ElasticSearch standard Analyzer - exceptional case

Continuing the discussion from ElasticSearch standard Analyzer - problematic case:

[quote="Igor_Romanov, post:1, topic:16782"]

Hi

I have read this article but no one has replied on it.
I am facing same issue.please provide solution.

I was analyzing some analyzer weird behavior, and try to understand why it

happens and how to fix it

here what token I get for standard analyzer for text:

"myemail@email.com:test1234"

curl -XGET 'localhost:9200/_analyze?analyzer=standard&pretty=true' -d 

'myemail@email.com:test1234'

{

  "tokens" : [ {

    "token" : "myemail",

    "start_offset" : 0,

    "end_offset" : 7,

    "type" : "",

    "position" : 1

  }, {

    "token" : "email.com:test1234",

    "start_offset" : 8,

    "end_offset" : 26,

    "type" : "",

    "position" : 2

  } ]

}

so question is why I am getting that as one token: "email.com:test1234"

why it is not divided to tokens by . : _ and ?

Standard tokenizer is not working with this four keywords.

can any one help me out on this issue?
Is it BUG or not?

Thanks,
sanjay

Hi Sanjay,

What do you want to happen in this case? What are the search requirements?
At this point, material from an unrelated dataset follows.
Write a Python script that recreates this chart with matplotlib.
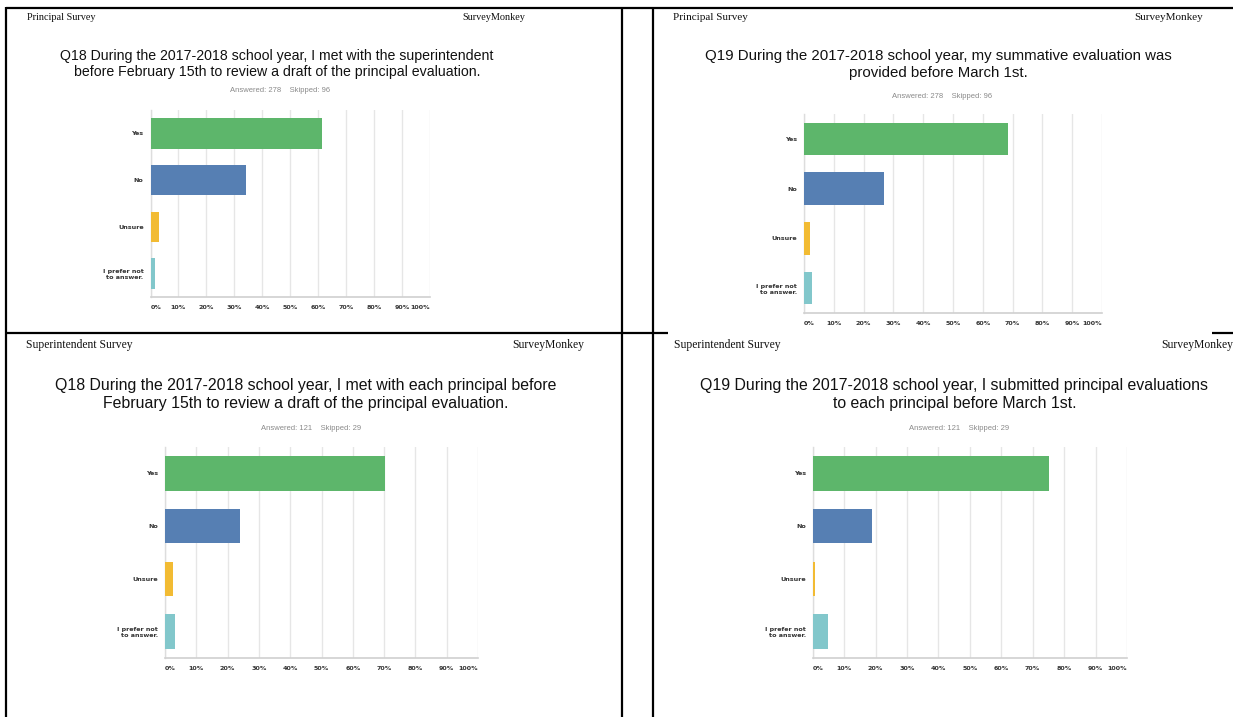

Can you give some examples of queries you would expect to match this email address in the text, and other which would you expect not to match it?

Tom

I just want to tokenize it with standard analyzer.
when I add any text like "test.elastic wirth test:lucene" it should tokenized with dot and colon char as well as it's not doing.

so tokens are

test
elastic
lucene

The Simple Analyzer does what you want, I think?

curl "localhost:9200/_analyze?analyzer=simple&text=myemail@email.com:test1234&pretty"
{
  "tokens" : [
    {
      "token" : "myemail",
      "start_offset" : 0,
      "end_offset" : 7,
      "type" : "word",
      "position" : 0
    },
    {
      "token" : "email",
      "start_offset" : 8,
      "end_offset" : 13,
      "type" : "word",
      "position" : 1
    },
    {
      "token" : "com",
      "start_offset" : 14,
      "end_offset" : 17,
      "type" : "word",
      "position" : 2
    },
    {
      "token" : "test",
      "start_offset" : 18,
      "end_offset" : 22,
      "type" : "word",
      "position" : 3
    }
  ]
}

Yes simple analyzer is one only for english language it not working in other language like gujarati,hindi,urdu,french etc..

so I can not remove standard analyzer I just want to tokenize with those char

thanks,

Have you tried using a regular expression?

https://www.elastic.co/guide/en/elasticsearch/reference/5.5/analysis-pattern-analyzer.html

Not Yet just finding reason for this.
do you know why this is happening with this 4 chars.

I guess because the designers of the standard analyzer decided to preserve e.g. domain names as single terms?

Text analysis in the real world is often a compromise and should be driven by your search requirements.

no It's not working if I insert text "something.is.missing" .
It will take it as whole word.
It's not breaking word.

hi,
Please check below link .
Same solution we need in elastic search.
https://stackoverflow.com/questions/15235126/lucene-4-1-how-split-words-that-contains-dots-when-indexing

This topic was automatically closed 28 days after the last reply. New replies are no longer allowed.